Ante este escenario la posición de España tiene especial relevancia, aunque evidentemente el Gobierno español asume las directrices europeas. A diferencia de otros países de la UE27, España cuenta con más británicos (unos 309.000 británicos empadronados) que españoles en el Reino Unido (unos 150.000), y un “abandono” por el Reino Unido de sus ciudadanos podría generar problemas para el gobierno británico. Existen fuertes lazos en el ámbito educativo y hay vínculos muy estrechos entre las economías de ambos países: muchas empresas del IBEX 35 tienen una parte significativa de sus activos en el Reino Unido, un importante “generador de beneficios” para empresas grandes y medianas en sectores tan diversos como agricultura, ingeniería o finanzas. Y las empresas necesitan la libre circulación de personas, no solo de bienes, servicios o el capital.

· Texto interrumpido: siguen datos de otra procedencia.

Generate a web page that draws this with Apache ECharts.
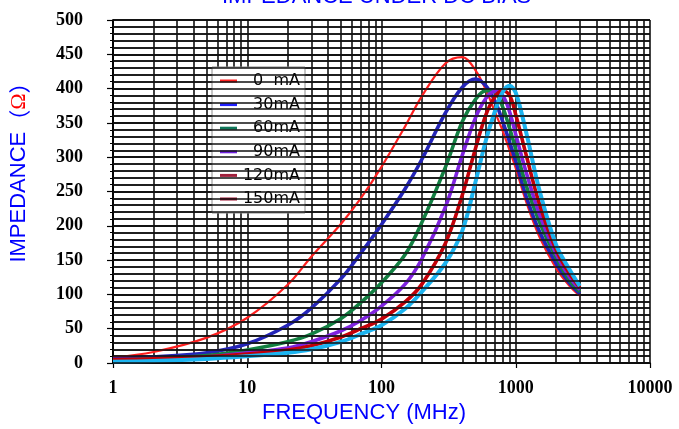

Se ha hecho notoria la frase de Theresa May que “será mejor ningún acuerdo que un mal acuerdo”. Más allá de la rotundidad y “postureo” de las palabras, es preocupante la falta de definición de qué significa un mal acuerdo: ni desde el anterior gobierno ni desde ninguno de los partidos se han comunicado líneas rojas o criterios de valoración del acuerdo. Definir los términos del acuerdo debe ser una prioridad absoluta para el Reino Unido y la Unión Europea: la incertidumbre actual, que desgraciadamente ha aumentado ahora, perjudica a los ciudadanos y a sus países.